[FOM] Fwd: invitation to comment
Richard Heck
rgheck at brown.edu
Sun May 22 06:50:46 EDT 2011
On 05/21/2011 02:47 AM, Vaughan Pratt wrote:
>
>> From: Vladimir Voevodsky <vladimir at ias.edu>
>> Date: May 18, 2011 4:44:13 PM EDT
>> To put it very shortly I think that in-consistency of Peano arithmetic
>> as well as in-consistency of ZFC are open and very interesting problems
>> in mathematics. Consistency on the other hand is not an interesting
>> problem since it has been shown by Goedel to be impossible to proof.
>
> This last sentence of Voevodsky makes very clear that he does not
> understand Goedel's second incompleteness theorem, which states only
> that the consistency of T cannot be proved *in T*. That the
> consistency of PA cannot be proved in PA might mean something if PA
> were a powerful theory, but it is not. As Martin pointed out,
> consistency of PA can be proved in PRA + ε_0. The structure of ε_0 is
> well understood, and anyone claiming otherwise needs to show why.

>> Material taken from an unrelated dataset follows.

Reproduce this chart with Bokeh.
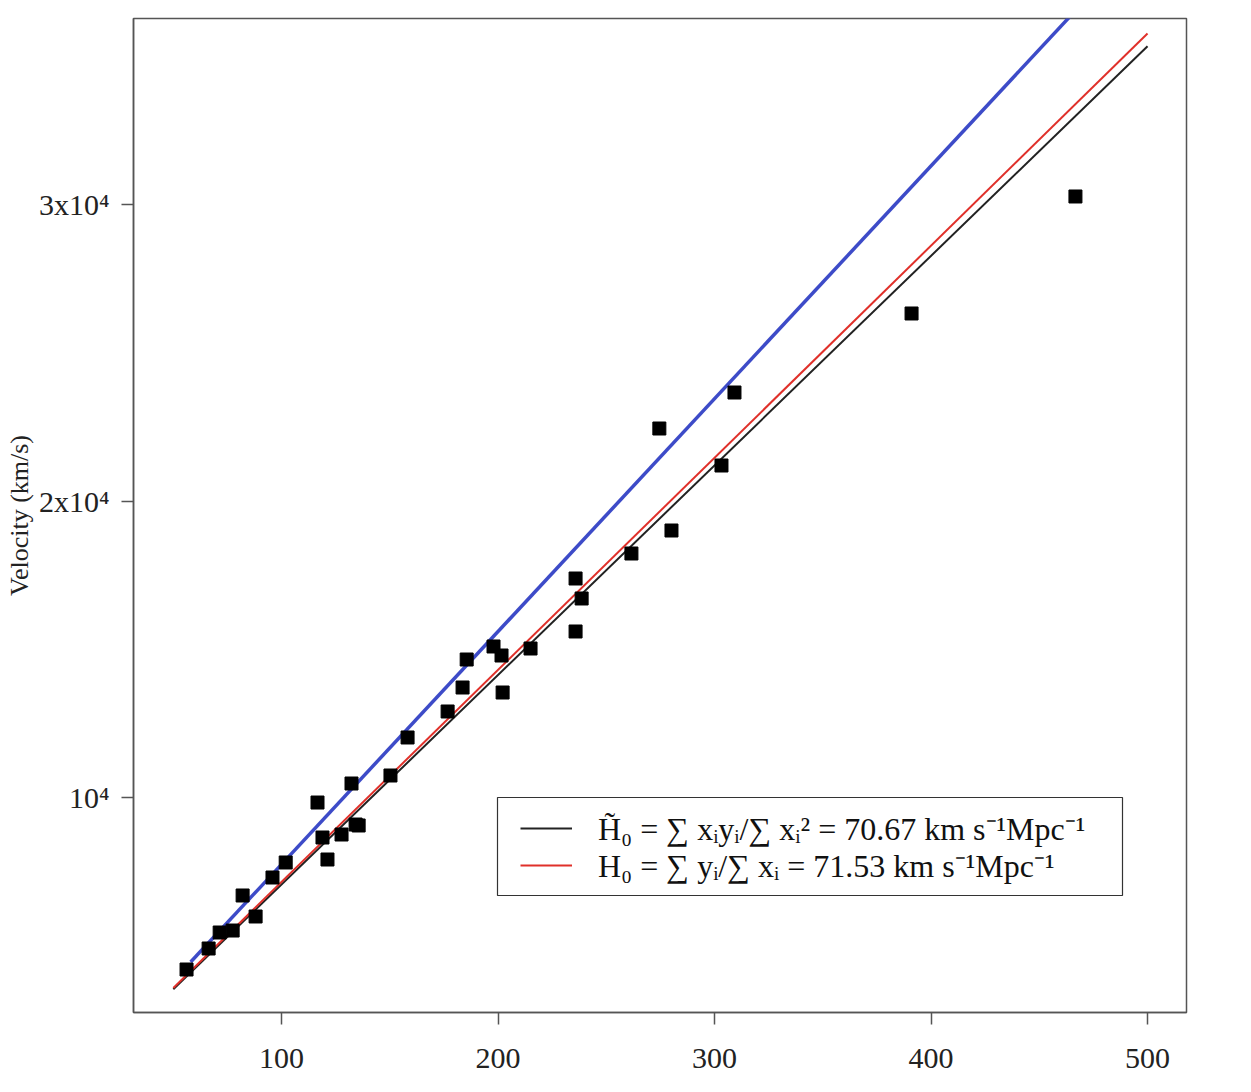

> Dismissing ε_0 with a wave of the hand as Voevodsky did is not
> mathematics, it is just handwaving based seemingly on a
> misunderstanding of Goedel's second incompleteness theorem.
>
I won't assert it outright, but I think Timothy Chow's suggestion about
what is going on here is worth considering, namely, that Voevodsky means
something other by "proof" than what we would normally assume: that he
is worried that any proof of Con(PA) must, in some epistemic and not
purely mathematical sense be circular, in the sense that such a proof
could carry no weight for someone worried about whether PA is actually
consistent. So we might well have a proof, in one sense, but not one
that satisfies.
Perhaps (perhaps!) one way to elaborate this concern is to note the
following:
FACT. Let T be a recursive set of axioms, and suppose S containing Q
proves Con(T). Then, if T is inconsistent, so is S.
If T is inconsistent, then of course S is *false*, but what is claimed
is stronger. And obvious. Since S contains Q, it is \Sigma_1 complete,
and so proves Bew_T(t, "0=1") for some term t. But S also proves
\neg\exists x(Bew_T(x, "0=1")), so S is inconsistent.
That said, I think it would be difficult to argue that Gentzen's proof
is circular in this sort of sense. And I'll mention one more thing. It
is also common to dismiss the Tarskian proof of Con(PA) on the ground
that it requires that we assume PA. This is false. If we start with
I\Sigma_1, add a truth theory for the language of arithmetic, and extend
the induction axioms to permit semantic vocabulary, the result proves
Con(PA). We do not in any sense need to assume that all axioms of PA are
true. That too is something we prove.